> _What to do_
Only the lines from the top of the listing below to the line that has "YAxis, CartesianGrid, Label" should be echoed, with both ends kept and pictures left out.

> _Material provided_

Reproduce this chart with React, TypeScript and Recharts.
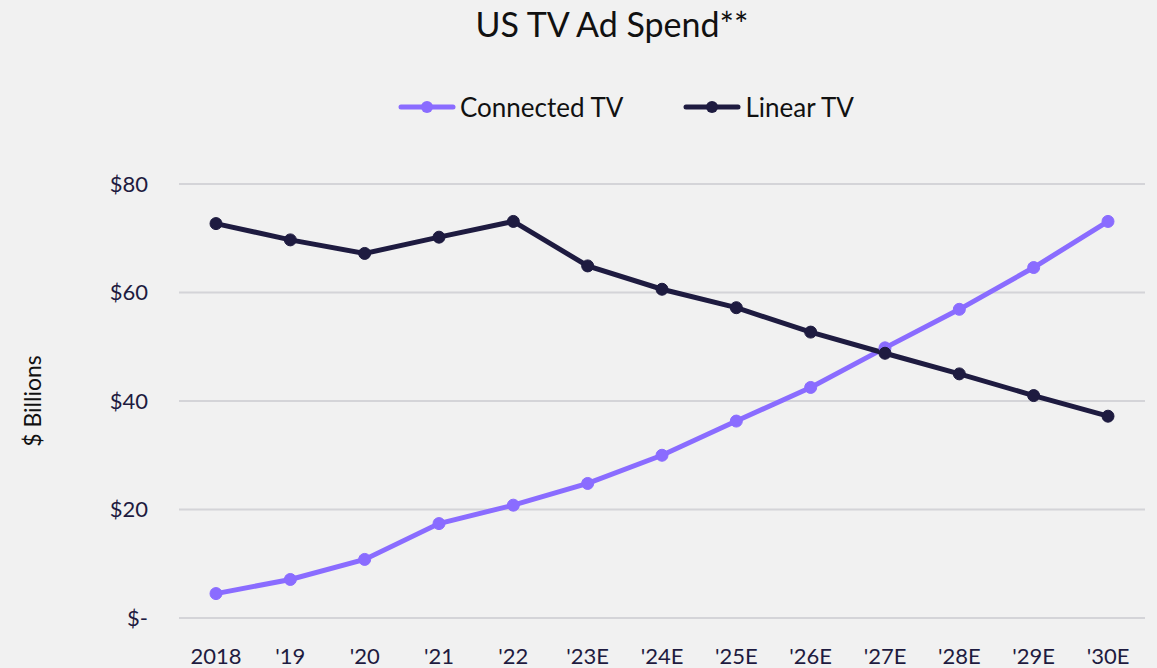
import { LineChart, Line, XAxis, YAxis, CartesianGrid, Label } from "recharts";

const years = ["2018", "'19", "'20", "'21", "'22", "'23E", "'24E", "'25E", "'26E", "'27E", "'28E", "'29E", "'30E"];
const connectedTv = [4.5, 7.1, 10.8, 17.4, 20.8, 24.8, 30.0, 36.3, 42.5, 49.8, 56.9, 64.6, 73.1];
const linearTv = [72.7, 69.7, 67.2, 70.2, 73.1, 64.9, 60.6, 57.2, 52.7, 48.8, 45.0, 41.0, 37.2];
const yTicks = [0, 20, 40, 60, 80];

const CONNECTED = "#8a6cff";
const LINEAR = "#1e1b40";
const FONT = "Lato, 'Open Sans', sans-serif";

const data = years.map((year, i) => ({
    year,
    connected: connectedTv[i],
    linear: linearTv[i],
}));

const fmtDollar = (v: number) => (v === 0 ? "$-" : `$${v}`);

const LegendItem = ({ color, label }: { color: string; label: string }) => (
    <div style={{ display: "flex", alignItems: "center", gap: 4 }}>
        <svg width={58} height={14}>
            <line x1={3} y1={7} x2={55} y2={7} stroke={color} strokeWidth={5} strokeLinecap="round" />
            <circle cx={29} cy={7} r={6} fill={color} />
        </svg>
        <span>{label}</span>
    </div>
);

export default function App() {
    return (
        <div
            style={{
                position: "absolute",
                left: 0,
                top: 0,
                width: 1157,
                height: 668,
                background: "#f1f1f1",
                fontFamily: FONT,
                color: "#111",
            }}
        >
            <div
                style={{
                    position: "absolute",
                    top: 3,
                    left: 412,
                    width: 400,
                    textAlign: "center",
                    fontSize: 34,
                }}
            >
                US TV Ad Spend**
            </div>
            <div
                style={{
                    position: "absolute",
                    top: 91,
                    left: 398,
                    display: "flex",
                    gap: 60,
                    fontSize: 26,
                }}
            >
                <LegendItem color={CONNECTED} label="Connected TV" />
                <LegendItem color={LINEAR} label="Linear TV" />
            </div>
            <LineChart width={1157} height={668} data={data} margin={{ top: 184, right: 12, bottom: 0, left: 0 }}>
                <CartesianGrid vertical={false} stroke="#d4d4d8" strokeWidth={2} />
                <XAxis
                    dataKey="year"
                    axisLine={false}
                    tickLine={false}
                    tickSize={0}
                    tickMargin={30}
                    height={50}
                    padding={{ left: 37, right: 37 }}
                    tick={{ fill: "#1e1b40", fontSize: 22, fontFamily: FONT }}
                    interval={0}
                />
                <YAxis
                    domain={[0, 80]}
                    ticks={yTicks}
                    tickFormatter={fmtDollar}
                    axisLine={false}
                    tickLine={false}
                    tickSize={0}
                    tickMargin={31}
                    width={179}
                    tick={{ fill: "#1e1b40", fontSize: 22, fontFamily: FONT }}
                >
                    <Label
                        value="$ Billions"
                        angle={-90}
                        position="insideLeft"
                        offset={33}
                        style={{ fill: "#111", fontSize: 23, fontFamily: FONT, textAnchor: "middle" }}
                    />
                </YAxis>
                <Line
                    dataKey="connected"
                    name="Connected TV"
                    stroke={CONNECTED}
                    strokeWidth={5}
                    dot={{ r: 6, fill: CONNECTED, stroke: CONNECTED, strokeWidth: 1 }}
                    isAnimationActive={false}
                />
                <Line
                    dataKey="linear"
                    name="Linear TV"
                    stroke={LINEAR}
                    strokeWidth={5}
                    dot={{ r: 6, fill: LINEAR, stroke: LINEAR, strokeWidth: 1 }}
                    isAnimationActive={false}
                />
            </LineChart>
        </div>
    );
}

> _Written answer_
Reproduce this chart with React, TypeScript and Recharts.
import { LineChart, Line, XAxis, YAxis, CartesianGrid, Label } from "recharts";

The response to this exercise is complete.